Now, the main focus of ire is the private sector, which has been especially hard hit by the current economic meltdown. The surge in bankruptcies and layoffs has led to an increase in labor arbitration cases in Guangzhou. According to China Daily, a government-owned newspaper, there have been 60,000 cases so far this year, twice the previous year's rate.
That's played a part in spurring the protests and an implicit recognition that workers need some kind of independent representation.
To some degree, strikes aren't new in China. Government researchers estimate that tens of thousands of protests take place every year over a wide range of issues from workers' back pay to illegal land seizures. Most end peacefully after the government meets some demands.
But few have been widely publicized or involved quasi-recognition of independent worker representatives, like the recent taxi-driver strikes have. The country has one official union, the All-China Federation of Trade Unions, but it is government-run and has little independence. Efforts at setting up true unions have always been crushed.
Recent protests show that moves in that direction are being tolerated to some extent. In the southern city of Chaozhou, an export-reliant region that has been especially hard hit by the global economic slowdown, taxi drivers last month decided to hold their own strike after reading newspaper accounts of the events in Chongqing.
On Nov. 17, licensed cab drivers in Chaozhou blockaded city hall, demanding a crackdown on fare-grabbing gypsy cabs and high management fees. The drivers, mostly migrant workers from poorer inland provinces, circulated a list of demands and appointed representatives.
Unsatisfied with the government's response, the taxi drivers struck again 10 days later. More workers turned out this time, and some of the protests turned violent, as strikers damaged cars and clashed with police.
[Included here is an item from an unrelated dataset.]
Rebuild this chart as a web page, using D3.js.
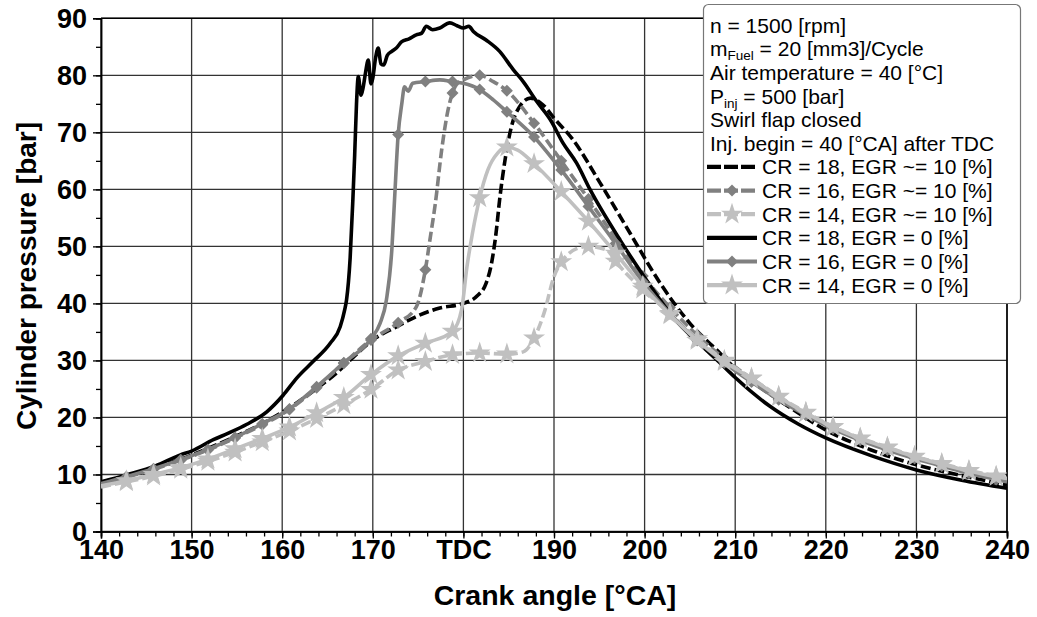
<!DOCTYPE html>
<html><head><meta charset="utf-8">
<script src="https://cdn.jsdelivr.net/npm/d3@7"></script>
<style>body{margin:0;background:#fff}svg{display:block;font-family:"Liberation Sans",Arial,sans-serif}</style>
</head><body><svg id="c" width="1037" height="617"></svg>
<script>
// ---------- data ----------
const xTickValues = [140,150,160,170,180,190,200,210,220,230,240];
const xTickLabels = ["140","150","160","170","TDC","190","200","210","220","230","240"];
const yTickValues = [0,10,20,30,40,50,60,70,80,90];
const infoLines = [
  [["n = 1500 [rpm]",0]],
  [["m",0],["Fuel",1],[" = 20 [mm3]/Cycle",0]],
  [["Air temperature = 40 [°C]",0]],
  [["P",0],["inj",1],[" = 500 [bar]",0]],
  [["Swirl flap closed",0]],
  [["Inj. begin = 40 [°CA] after TDC",0]]
];
const seriesNames = ["CR = 18, EGR ~= 10 [%]","CR = 16, EGR ~= 10 [%]","CR = 14, EGR ~= 10 [%]",
                     "CR = 18, EGR = 0 [%]","CR = 16, EGR = 0 [%]","CR = 14, EGR = 0 [%]"];

const cr18egr10 = [[140,8.6],[143,9.8],[146,11.2],[149,12.8],[152,14.7],[155,16.8],[158,19.1],[161,21.9],[164,25.3],[166,27.8],[168,30.8],[170,33.6],[172.6,35.9],[174.8,37.7],[177.4,39.2],[180,40.0],[181.5,41.3],[182.5,43.5],[183.1,47],[183.6,52.3],[184,58.2],[184.6,65.2],[185.3,71.0],[186.2,74.5],[187.4,76.0],[188.8,74.8],[190,72.5],[192.1,68.7],[195.1,61.1],[198.4,52.3],[201.7,43.6],[205,36.5],[208.3,31.3],[210,28.6],[213,25.0],[216,21.8],[220,17.8],[225,14.3],[230,11.7],[235,9.8],[240,8.2]];
const cr16egr10 = [[140,8.3],[142.8,9.5],[145.8,10.9],[148.8,12.5],[151.8,14.3],[154.8,16.4],[157.8,18.7],[160.8,21.4],[163.8,25.2],[166.8,29.5],[169.8,33.6],[172.8,36.6],[174.8,39.4],[175.8,45.9],[176.3,51.1],[176.9,57.5],[177.6,66.9],[178.3,73.9],[178.8,76.9],[179.2,78.3],[180,79.2],[181.8,80.0],[183.3,78.9],[184.8,77.3],[187.8,71.6],[190.8,65.0],[193.8,58.3],[196.8,51.4],[199.8,44.8],[202.8,39.3],[205.8,34.4],[208.8,30.3],[211.8,26.8],[214.8,23.6],[217.8,20.7],[220.8,18.3],[223.8,16.3],[226.8,14.6],[229.8,13.1],[232.8,11.8],[235.8,10.5],[238.8,9.4],[240,9.0]];
const cr14egr10 = [[140,7.8],[142.8,8.7],[145.8,9.7],[148.8,10.9],[151.8,12.3],[154.8,13.9],[157.8,15.7],[160.8,17.6],[163.8,19.8],[166.8,22.2],[169.8,24.9],[172.8,28.3],[175.8,29.8],[178.8,31.0],[181.8,31.3],[184.8,31.1],[186.6,31.5],[187.8,33.9],[188.9,38.3],[190,44.7],[190.8,47.3],[191.4,48.4],[192.5,49.6],[193.8,50.0],[195.8,49.4],[196.8,47.4],[198,45.2],[199.8,42.5],[202.8,38.2],[205.8,33.8],[208.8,30.0],[211.8,26.9],[214.8,23.7],[217.8,20.9],[220.8,18.4],[223.8,16.4],[226.8,14.8],[229.8,13.2],[232.8,11.9],[235.8,10.7],[238.8,9.7],[240,9.3]];
const cr18egr0 = [[140,8.7],[143,10.0],[146,11.5],[148.7,13.4],[150,14.1],[152.4,16.1],[154,17.2],[156.1,18.8],[158.3,21.0],[160.1,23.9],[161.6,26.9],[163.4,29.8],[165.3,33.0],[166.4,35.9],[166.9,38.9],[167.1,40.6],[167.5,48],[167.8,58.2],[168.0,66],[168.2,75],[168.4,79.8],[168.7,76.5],[168.95,78.0],[169.2,80.5],[169.5,82.7],[169.8,78.5],[170,79.5],[170.3,83],[170.6,84.8],[170.9,82],[171.2,81.8],[171.6,83.5],[172.1,84.2],[172.6,84.8],[173.2,85.9],[174.0,86.4],[174.8,87.1],[175.4,87.4],[175.9,88.6],[176.6,88.0],[177.4,88.3],[178.5,89.2],[179.3,88.7],[180,88.3],[180.6,88.6],[181.1,87.7],[182.5,86.2],[184,84.2],[185.5,81.0],[186.6,78.9],[188.1,75.4],[189.6,72.2],[191,68.1],[192.5,64.6],[194,59.9],[197.3,51.1],[200.2,44.1],[203.3,37.3],[206,33.0],[208.5,29.3],[210,27.0],[213.8,22.0],[217,18.8],[220,16.4],[225,13.3],[230,10.8],[235,9.0],[240,7.6]];
const cr16egr0 = [[140,8.4],[142.8,9.6],[145.8,11.0],[148.8,12.6],[151.8,14.4],[154.8,16.5],[157.8,18.9],[160.8,21.5],[163.8,25.4],[166.8,29.6],[169.8,33.8],[170.8,36.5],[171.5,40.6],[172.1,49.4],[172.4,58.2],[172.8,69.6],[173.2,75.0],[173.5,78.0],[173.9,77.2],[174.4,78.6],[175.8,78.9],[177.4,79.2],[178.8,78.9],[180,78.6],[181.8,77.5],[183.3,75.7],[184.8,73.6],[187.8,69.2],[190.8,63.4],[193.8,57.0],[196.8,50.5],[199.8,43.8],[202.8,38.2],[205.8,33.5],[208.8,29.6],[211.8,26.2],[214.8,23.1],[217.8,20.4],[220.8,18.0],[223.8,16.0],[226.8,14.3],[229.8,12.8],[232.8,11.5],[235.8,10.2],[238.8,9.1],[240,8.7]];
const cr14egr0 = [[140,8.0],[142.8,8.9],[145.8,10.0],[148.8,11.2],[151.8,12.7],[154.8,14.5],[157.8,16.3],[160.8,18.3],[163.8,20.8],[166.8,23.5],[169.8,27.5],[172.8,30.8],[175.8,33.0],[178.8,35.1],[179.8,38.9],[180.4,46.5],[181,52.3],[181.8,58.5],[182.7,63.4],[183.8,66.4],[184.8,67.4],[186,66.9],[187.8,64.5],[190.8,59.6],[193.8,54.4],[196.8,48.8],[199.8,43.0],[202.8,38.0],[205.8,33.5],[208.8,29.8],[211.8,26.8],[214.8,23.6],[217.8,20.8],[220.8,18.3],[223.8,16.3],[226.8,14.7],[229.8,13.1],[232.8,11.8],[235.8,10.6],[238.8,9.6],[240,9.3]];

const seriesData = [cr18egr10, cr16egr10, cr14egr10, cr18egr0, cr16egr0, cr14egr0];
const seriesColor = ["#000000","#808080","#c0c0c0","#000000","#808080","#c0c0c0"];
const seriesDash  = ["10,4","10,4","10,4",null,null,null];
const seriesMarker= [null,"diamond","star",null,"diamond","star"];
const markerStart = 142.8, markerStep = 3;

// ---------- layout ----------
const svg = d3.select("#c");
const L = 101, R = 1007, T = 18.3, B = 531.5;
const x = d3.scaleLinear().domain([140,240]).range([L,R]);
const y = d3.scaleLinear().domain([0,90]).range([B,T]);

// grid
const g = svg.append("g");
g.selectAll(".vg").data(xTickValues).join("line")
  .attr("x1",d=>x(d)).attr("x2",d=>x(d)).attr("y1",T).attr("y2",B)
  .attr("stroke","#333").attr("stroke-width",1.3);
g.selectAll(".hg").data(yTickValues).join("line")
  .attr("x1",L).attr("x2",R).attr("y1",d=>y(d)).attr("y2",d=>y(d))
  .attr("stroke","#333").attr("stroke-width",1.3);

// axes
const xAxis = d3.axisBottom(x).tickValues(xTickValues).tickSize(7).tickFormat((d,i)=>xTickLabels[i]);
const xMinor = d3.axisBottom(x).tickValues(d3.range(140,241,2)).tickSize(5).tickFormat("");
const yAxis = d3.axisLeft(y).tickValues(yTickValues).tickSize(8).tickFormat(d3.format("d"));
const yMinor = d3.axisLeft(y).tickValues(d3.range(0,91,5)).tickSize(5).tickFormat("");
function style(sel){
  sel.select(".domain").attr("stroke","#000").attr("stroke-width",1.5);
  sel.selectAll(".tick line").attr("stroke","#000").attr("stroke-width",1.3);
  sel.selectAll("text").attr("font-family","Liberation Sans, Arial, sans-serif")
     .attr("font-weight","bold").attr("font-size",27).attr("fill","#000");
}
svg.append("g").attr("transform",`translate(0,${B})`).call(xMinor).call(style);
svg.append("g").attr("transform",`translate(0,${B})`).call(xAxis).call(style)
  .selectAll("text").attr("dy","0.66em");
svg.append("g").attr("transform",`translate(${L},0)`).call(yMinor).call(style);
svg.append("g").attr("transform",`translate(${L},0)`).call(yAxis).call(style)
  .selectAll("text").attr("x",-14).attr("dy","0.34em");
// frame top/right
svg.append("line").attr("x1",L).attr("x2",R).attr("y1",T).attr("y2",T).attr("stroke","#000").attr("stroke-width",1.5);
svg.append("line").attr("x1",R).attr("x2",R).attr("y1",T).attr("y2",B).attr("stroke","#000").attr("stroke-width",1.5);

// axis titles
svg.append("text").attr("x",555).attr("y",605).attr("text-anchor","middle")
  .attr("font-weight","bold").attr("font-size",28.5).text("Crank angle [°CA]");
svg.append("text").attr("transform","translate(36,276) rotate(-90)").attr("text-anchor","middle")
  .attr("font-weight","bold").attr("font-size",28).text("Cylinder pressure [bar]");

// clip
svg.append("clipPath").attr("id","clip").append("rect").attr("x",L).attr("y",T-3).attr("width",R-L).attr("height",B-T+3);

const line = d3.line().x(d=>x(d[0])).y(d=>y(d[1])).curve(d3.curveMonotoneX);
const starSym = d3.symbol().type(d3.symbolStar).size(150);
const diaSym = d3.symbol().type(d3.symbolSquare).size(72);
function isMarker(v){ const k=(v-markerStart)/markerStep; return k>=-1e-6 && Math.abs(k-Math.round(k))<1e-6; }

const plot = svg.append("g").attr("clip-path","url(#clip)");
seriesData.forEach((data,i)=>{
  plot.append("path").datum(data).attr("d",line).attr("fill","none")
    .attr("stroke",seriesColor[i]).attr("stroke-width",3.6)
    .attr("stroke-linejoin","round")
    .attr("stroke-dasharray",seriesDash[i]);
  if(seriesMarker[i]){
    const pts = data.filter(d=>isMarker(d[0]));
    plot.selectAll(null).data(pts).join("path")
      .attr("transform",d=>`translate(${x(d[0])},${y(d[1])})`+(seriesMarker[i]==="diamond"?" rotate(45)":""))
      .attr("d",seriesMarker[i]==="diamond"?diaSym:starSym)
      .attr("fill",seriesColor[i]);
  }
});

// legend
const lg = svg.append("g");
lg.append("rect").attr("x",703.5).attr("y",4.5).attr("width",317).attr("height",299).attr("rx",5)
  .attr("fill","#fff").attr("stroke","#777").attr("stroke-width",1.2);
const lineH = 23.65, firstY = 25;
infoLines.forEach((parts,i)=>{
  const t = lg.append("text").attr("x",710).attr("y",firstY+i*lineH).attr("dy","0.36em")
    .attr("font-size",21).attr("fill","#000");
  parts.forEach((p,j)=>{
    const ts = t.append("tspan").text(p[0]);
    if(p[1]) ts.attr("font-size",13.5).attr("dy",4);
    else if(j>0) ts.attr("dy",-4);
  });
});
seriesNames.forEach((name,i)=>{
  const cy = firstY+(i+6)*lineH;
  lg.append("line").attr("x1",707).attr("x2",757).attr("y1",cy).attr("y2",cy)
    .attr("stroke",seriesColor[i]).attr("stroke-width",4.2).attr("stroke-dasharray",i<3?"14,3":null);
  if(seriesMarker[i]){
    lg.append("path").attr("transform",`translate(732,${cy})`+(seriesMarker[i]==="diamond"?" rotate(45)":""))
      .attr("d",seriesMarker[i]==="diamond"?diaSym:starSym).attr("fill",seriesColor[i]);
  }
  lg.append("text").attr("x",762).attr("y",cy).attr("dy","0.36em").attr("font-size",21).text(name);
});
</script></body></html>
But instead of cracking down, authorities offered taxi driver representatives, including Chen Guoyue, a 24-year-old from Anhui province, a face-to-face meeting. The town's mayor promised to meet some of their demands, including clamping down on unlicensed competition and stopping the expansion of the city's taxi fleet.
However, not all the drivers' wishes were met. Mr. Chen's application to organize an independent taxi-drivers association and a Web site was denied. The government said it would set up an association for drivers but didn't give details.
"It's increasingly untenable to view strikes as unacceptable, there are simply too many of them and they are everywhere now," says Robin Munro, research director at Hong Kong-based labor-rights group China Labour Bulletin. "They're happening whether they're legal or not."
Chinese officials have signaled their new thinking in official statements. "Strikes are just like quarrels between a husband and wife and shouldn't be taken too seriously," said Wang Tongxin, vice-chairman of the Shenzhen branch of the government-run trade union association, according to a report of a speech published in a local newspaper early this summer.
Another reason for the new wave of protests in China is new regulations in certain cities that make it easier to strike. Shenzhen, a special economic zone near Hong Kong, pioneered many of the reforms that transformed China's economy, and has been leading the way since November with new regulations that strengthen workers' rights and legalize collective bargaining.
After the new Shenzhen regulations, the legal right to strike is "only a step away," another trade union official from neighboring Shantou, another city in Guangdong Province, wrote in a widely republished column.
The government appears willing to tolerate some levels of worker unrest -- but only as long as the actions don't take on the overtones of a political protest. In Chaozhou, after the second strike, an open letter from the government spelling out its concessions said, "We again appeal for all the taxi drivers to express your demands and pursuits in a rational, calm, legal and reasonable way."
-- Sue Feng in Beijing contributed to this article.